Rediff.com« Back to articlePrint this article

OMCs to invest Rs 90,000 cr on fuel upgrade by 2020

April 03, 2017 21:16 IST

There are about 23 oil refineries in India with a combined capacity of 230 million tonnes per annum.

Oil marketing companies (OMCs) will be investing Rs 90,000 crore by 2020 on fuel upgradation programme.

“The oil companies have spent more than Rs 28,000 crore after 2010 which is in addition to Rs 35,000 crore (Rs 350 billion) that was already spent till 2010.

They will further spend Rs 28,000 crore (Rs 280 billion) by 2020 for meeting the BS-VI specifications which will take the total investment to Rs 90,000 crore (Rs 900 billion) only on fuel upgradation programme itself," said K D Tripathi, secretary, ministry of Petroleum and Natural Gas at the launching of BS-IV grade fuels across the country.

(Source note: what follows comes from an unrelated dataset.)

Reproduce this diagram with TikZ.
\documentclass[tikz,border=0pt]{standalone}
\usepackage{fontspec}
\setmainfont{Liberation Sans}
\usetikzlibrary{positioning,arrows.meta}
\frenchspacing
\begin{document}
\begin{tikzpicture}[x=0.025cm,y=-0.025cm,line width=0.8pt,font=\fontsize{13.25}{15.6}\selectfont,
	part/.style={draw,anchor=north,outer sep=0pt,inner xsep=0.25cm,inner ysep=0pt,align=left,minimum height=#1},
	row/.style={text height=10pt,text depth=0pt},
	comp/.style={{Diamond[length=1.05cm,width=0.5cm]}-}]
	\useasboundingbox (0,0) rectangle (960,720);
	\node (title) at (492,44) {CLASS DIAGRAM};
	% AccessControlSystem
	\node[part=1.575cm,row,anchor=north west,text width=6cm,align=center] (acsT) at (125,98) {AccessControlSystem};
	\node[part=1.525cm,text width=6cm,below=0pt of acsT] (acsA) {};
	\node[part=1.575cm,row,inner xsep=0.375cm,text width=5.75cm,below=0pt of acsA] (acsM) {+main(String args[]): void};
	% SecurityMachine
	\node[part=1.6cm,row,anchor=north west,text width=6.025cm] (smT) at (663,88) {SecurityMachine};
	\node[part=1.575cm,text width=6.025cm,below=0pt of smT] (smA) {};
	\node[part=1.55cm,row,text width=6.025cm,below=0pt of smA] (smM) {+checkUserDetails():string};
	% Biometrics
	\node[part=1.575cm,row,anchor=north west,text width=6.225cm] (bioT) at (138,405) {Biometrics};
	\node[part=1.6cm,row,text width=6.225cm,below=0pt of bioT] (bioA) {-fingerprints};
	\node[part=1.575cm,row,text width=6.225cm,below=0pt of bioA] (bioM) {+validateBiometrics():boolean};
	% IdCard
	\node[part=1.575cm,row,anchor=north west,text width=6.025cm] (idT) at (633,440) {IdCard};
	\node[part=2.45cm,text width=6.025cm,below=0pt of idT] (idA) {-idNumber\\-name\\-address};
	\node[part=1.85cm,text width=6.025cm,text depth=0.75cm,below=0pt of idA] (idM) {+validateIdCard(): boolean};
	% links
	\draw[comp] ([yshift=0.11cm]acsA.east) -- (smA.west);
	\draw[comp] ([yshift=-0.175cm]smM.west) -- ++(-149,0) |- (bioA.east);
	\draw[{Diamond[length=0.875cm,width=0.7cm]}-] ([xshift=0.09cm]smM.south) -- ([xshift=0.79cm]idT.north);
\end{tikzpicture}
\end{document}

“Our fuel quality standards have been gradually tightened since the mid 90’s. Investing on fuel quality improvement was critical to the success of the vehicular emissions programme. Our refineries have achieved the target with the introduction of advanced technologies with significant capital expenditure”, he added.

It may be noted that the fuel upgradation programme took off with the notification of vehicular emission norms for new vehicles in 1991.

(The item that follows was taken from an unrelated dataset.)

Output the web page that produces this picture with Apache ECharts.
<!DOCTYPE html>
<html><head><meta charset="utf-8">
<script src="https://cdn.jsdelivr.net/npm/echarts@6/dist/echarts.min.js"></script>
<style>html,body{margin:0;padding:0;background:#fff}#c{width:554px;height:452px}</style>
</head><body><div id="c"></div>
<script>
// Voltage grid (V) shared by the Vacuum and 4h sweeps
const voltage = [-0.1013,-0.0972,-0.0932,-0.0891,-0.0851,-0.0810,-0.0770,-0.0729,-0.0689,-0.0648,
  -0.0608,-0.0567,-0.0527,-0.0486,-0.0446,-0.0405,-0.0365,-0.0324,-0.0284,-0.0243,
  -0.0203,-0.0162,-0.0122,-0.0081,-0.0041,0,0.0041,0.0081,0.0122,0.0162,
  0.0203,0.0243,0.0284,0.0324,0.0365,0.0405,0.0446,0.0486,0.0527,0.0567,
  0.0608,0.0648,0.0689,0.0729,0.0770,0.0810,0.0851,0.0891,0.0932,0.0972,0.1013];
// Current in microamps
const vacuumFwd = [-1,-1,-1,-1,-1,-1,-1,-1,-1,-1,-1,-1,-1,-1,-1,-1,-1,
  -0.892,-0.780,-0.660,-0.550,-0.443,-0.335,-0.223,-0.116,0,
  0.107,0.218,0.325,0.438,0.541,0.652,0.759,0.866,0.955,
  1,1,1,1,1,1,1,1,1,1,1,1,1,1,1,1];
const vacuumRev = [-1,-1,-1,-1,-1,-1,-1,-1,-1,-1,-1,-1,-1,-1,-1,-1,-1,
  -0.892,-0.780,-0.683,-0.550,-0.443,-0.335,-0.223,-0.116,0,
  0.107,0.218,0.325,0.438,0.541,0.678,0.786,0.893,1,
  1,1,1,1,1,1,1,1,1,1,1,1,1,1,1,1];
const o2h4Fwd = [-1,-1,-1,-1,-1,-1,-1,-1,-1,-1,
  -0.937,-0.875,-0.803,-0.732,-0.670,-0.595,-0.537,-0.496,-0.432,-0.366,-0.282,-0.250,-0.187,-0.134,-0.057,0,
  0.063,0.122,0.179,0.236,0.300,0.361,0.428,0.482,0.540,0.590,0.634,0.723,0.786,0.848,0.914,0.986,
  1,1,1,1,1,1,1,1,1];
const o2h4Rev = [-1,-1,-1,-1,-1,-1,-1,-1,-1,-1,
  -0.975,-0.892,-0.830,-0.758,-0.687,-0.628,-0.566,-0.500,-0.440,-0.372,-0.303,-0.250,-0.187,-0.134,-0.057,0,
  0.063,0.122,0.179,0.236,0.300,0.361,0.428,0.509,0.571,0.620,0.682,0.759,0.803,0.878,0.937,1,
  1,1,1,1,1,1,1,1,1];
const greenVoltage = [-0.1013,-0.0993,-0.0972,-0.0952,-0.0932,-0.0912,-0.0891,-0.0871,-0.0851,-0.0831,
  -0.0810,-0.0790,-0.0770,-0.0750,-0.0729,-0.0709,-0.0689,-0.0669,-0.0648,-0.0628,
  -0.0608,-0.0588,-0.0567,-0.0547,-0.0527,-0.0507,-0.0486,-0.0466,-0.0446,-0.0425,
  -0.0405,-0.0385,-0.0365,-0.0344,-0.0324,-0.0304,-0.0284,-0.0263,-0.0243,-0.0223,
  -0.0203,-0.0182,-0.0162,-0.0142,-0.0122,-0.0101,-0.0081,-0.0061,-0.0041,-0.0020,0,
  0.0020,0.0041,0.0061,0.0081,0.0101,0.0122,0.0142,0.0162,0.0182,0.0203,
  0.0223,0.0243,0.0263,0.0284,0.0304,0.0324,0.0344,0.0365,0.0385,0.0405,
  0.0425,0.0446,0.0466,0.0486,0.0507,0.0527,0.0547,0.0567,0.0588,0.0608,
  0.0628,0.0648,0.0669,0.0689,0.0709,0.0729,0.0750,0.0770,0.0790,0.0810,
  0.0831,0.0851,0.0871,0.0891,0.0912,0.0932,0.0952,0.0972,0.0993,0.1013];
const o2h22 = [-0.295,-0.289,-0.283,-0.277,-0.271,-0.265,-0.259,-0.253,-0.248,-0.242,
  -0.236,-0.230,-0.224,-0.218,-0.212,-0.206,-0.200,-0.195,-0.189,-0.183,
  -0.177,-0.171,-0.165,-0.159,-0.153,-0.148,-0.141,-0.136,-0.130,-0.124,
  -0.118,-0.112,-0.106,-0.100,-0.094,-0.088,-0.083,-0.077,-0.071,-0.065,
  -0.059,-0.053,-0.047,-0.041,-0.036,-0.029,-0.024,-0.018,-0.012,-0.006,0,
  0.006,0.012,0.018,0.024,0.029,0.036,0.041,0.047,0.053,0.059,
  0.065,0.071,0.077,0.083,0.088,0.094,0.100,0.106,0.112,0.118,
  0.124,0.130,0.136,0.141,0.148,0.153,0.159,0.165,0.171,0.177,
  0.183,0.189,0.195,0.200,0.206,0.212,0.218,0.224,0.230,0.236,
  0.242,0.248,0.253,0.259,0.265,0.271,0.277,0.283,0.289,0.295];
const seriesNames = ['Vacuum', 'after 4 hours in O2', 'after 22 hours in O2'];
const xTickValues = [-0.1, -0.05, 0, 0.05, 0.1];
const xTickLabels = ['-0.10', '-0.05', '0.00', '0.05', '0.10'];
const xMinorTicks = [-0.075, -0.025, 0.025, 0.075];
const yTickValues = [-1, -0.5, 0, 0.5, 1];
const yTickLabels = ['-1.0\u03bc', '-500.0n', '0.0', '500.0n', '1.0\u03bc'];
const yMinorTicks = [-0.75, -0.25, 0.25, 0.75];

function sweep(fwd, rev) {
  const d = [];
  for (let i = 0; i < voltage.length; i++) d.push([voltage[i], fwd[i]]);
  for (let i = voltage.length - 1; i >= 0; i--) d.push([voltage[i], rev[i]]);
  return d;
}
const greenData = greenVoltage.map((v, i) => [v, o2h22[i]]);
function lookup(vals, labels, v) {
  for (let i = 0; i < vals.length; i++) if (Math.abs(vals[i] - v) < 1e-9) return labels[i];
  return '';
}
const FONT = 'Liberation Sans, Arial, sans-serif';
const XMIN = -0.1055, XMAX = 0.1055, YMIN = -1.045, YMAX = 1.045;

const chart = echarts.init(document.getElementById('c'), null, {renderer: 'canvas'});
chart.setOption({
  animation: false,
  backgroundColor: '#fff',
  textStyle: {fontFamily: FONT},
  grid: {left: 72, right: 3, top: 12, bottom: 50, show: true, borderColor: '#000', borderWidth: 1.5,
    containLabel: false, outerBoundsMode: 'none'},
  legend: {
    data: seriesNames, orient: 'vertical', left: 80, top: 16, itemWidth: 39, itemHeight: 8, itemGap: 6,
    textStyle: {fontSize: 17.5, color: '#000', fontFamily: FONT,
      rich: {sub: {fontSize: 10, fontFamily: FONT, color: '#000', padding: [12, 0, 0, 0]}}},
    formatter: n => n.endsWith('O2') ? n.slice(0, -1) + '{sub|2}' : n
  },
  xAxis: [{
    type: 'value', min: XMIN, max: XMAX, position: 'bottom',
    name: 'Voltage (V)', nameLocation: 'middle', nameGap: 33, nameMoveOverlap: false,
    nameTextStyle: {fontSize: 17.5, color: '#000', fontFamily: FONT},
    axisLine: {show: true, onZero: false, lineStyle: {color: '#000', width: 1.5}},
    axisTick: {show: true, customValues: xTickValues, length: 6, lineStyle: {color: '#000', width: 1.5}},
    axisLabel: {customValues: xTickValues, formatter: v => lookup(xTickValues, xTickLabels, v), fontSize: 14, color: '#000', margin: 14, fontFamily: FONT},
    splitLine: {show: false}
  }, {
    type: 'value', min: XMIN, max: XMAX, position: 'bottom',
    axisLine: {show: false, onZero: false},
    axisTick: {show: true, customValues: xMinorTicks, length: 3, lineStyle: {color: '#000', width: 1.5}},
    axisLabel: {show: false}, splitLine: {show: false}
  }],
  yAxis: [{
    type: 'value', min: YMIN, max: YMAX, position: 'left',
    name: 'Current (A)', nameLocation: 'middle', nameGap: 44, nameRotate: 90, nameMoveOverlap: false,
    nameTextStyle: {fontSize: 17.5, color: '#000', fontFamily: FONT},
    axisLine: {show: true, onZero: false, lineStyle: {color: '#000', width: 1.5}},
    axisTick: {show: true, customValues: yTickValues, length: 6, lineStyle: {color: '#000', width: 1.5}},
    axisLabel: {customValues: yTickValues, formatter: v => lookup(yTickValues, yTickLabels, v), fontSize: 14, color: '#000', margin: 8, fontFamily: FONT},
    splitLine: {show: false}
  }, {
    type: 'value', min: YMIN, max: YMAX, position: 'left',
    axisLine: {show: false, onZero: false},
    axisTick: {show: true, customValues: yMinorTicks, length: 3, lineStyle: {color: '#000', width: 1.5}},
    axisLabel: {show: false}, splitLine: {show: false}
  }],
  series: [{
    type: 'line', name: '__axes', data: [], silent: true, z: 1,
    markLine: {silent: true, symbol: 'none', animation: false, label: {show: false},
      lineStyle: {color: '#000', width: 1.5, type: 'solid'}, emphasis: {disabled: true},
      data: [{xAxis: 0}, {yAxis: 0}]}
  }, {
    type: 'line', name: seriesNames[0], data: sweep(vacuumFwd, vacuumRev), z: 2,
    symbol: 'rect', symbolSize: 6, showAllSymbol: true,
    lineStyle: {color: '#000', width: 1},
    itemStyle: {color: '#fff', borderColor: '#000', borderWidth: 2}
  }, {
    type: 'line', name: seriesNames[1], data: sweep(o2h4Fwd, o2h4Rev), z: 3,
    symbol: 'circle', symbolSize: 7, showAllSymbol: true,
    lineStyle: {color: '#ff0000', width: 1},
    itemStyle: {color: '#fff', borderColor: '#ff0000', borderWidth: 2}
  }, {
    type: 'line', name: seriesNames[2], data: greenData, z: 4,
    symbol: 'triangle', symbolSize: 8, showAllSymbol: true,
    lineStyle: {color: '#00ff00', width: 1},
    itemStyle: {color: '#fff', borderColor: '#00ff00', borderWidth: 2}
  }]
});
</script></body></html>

BS 2000 (Bharat Stage 1) vehicle emission norms were introduced for new vehicles from April 2000 and this was followed by BS-II emission norms for new cars in Delhi from 2000 and extended to the other metros in 2001. BS- III was implemented in phases during 2005-2010.

The current BS-IV fuel with 50 ppm sulphur was introduced in year and today, it covered the entire country.

However, the government, in 2016, has decided to meet the international best practices to leapfrog directly to BS-VI norms by skipping BS-V altogether by April 1, 2020.

There are about 23 oil refineries in India with a combined capacity of 230 million tonnes per annum.

“Today, we begin a new era of clean transportation fuels that will benefit 1.25 billion citizens of our country by substantially reducing pollution levels in our cities," Dharmendra Pradhan, minister of state for Petroleum and Natural Gas said.

He also complimented the OMCs- Indian Oil Corporation Ltd (IOCL), Bharat Petroleum Corporation Ltd (BPCL) and Hindustan Petroleum Corporation (HPCL) for working in unison to launch the BS-IV grade fuels as per the schedule.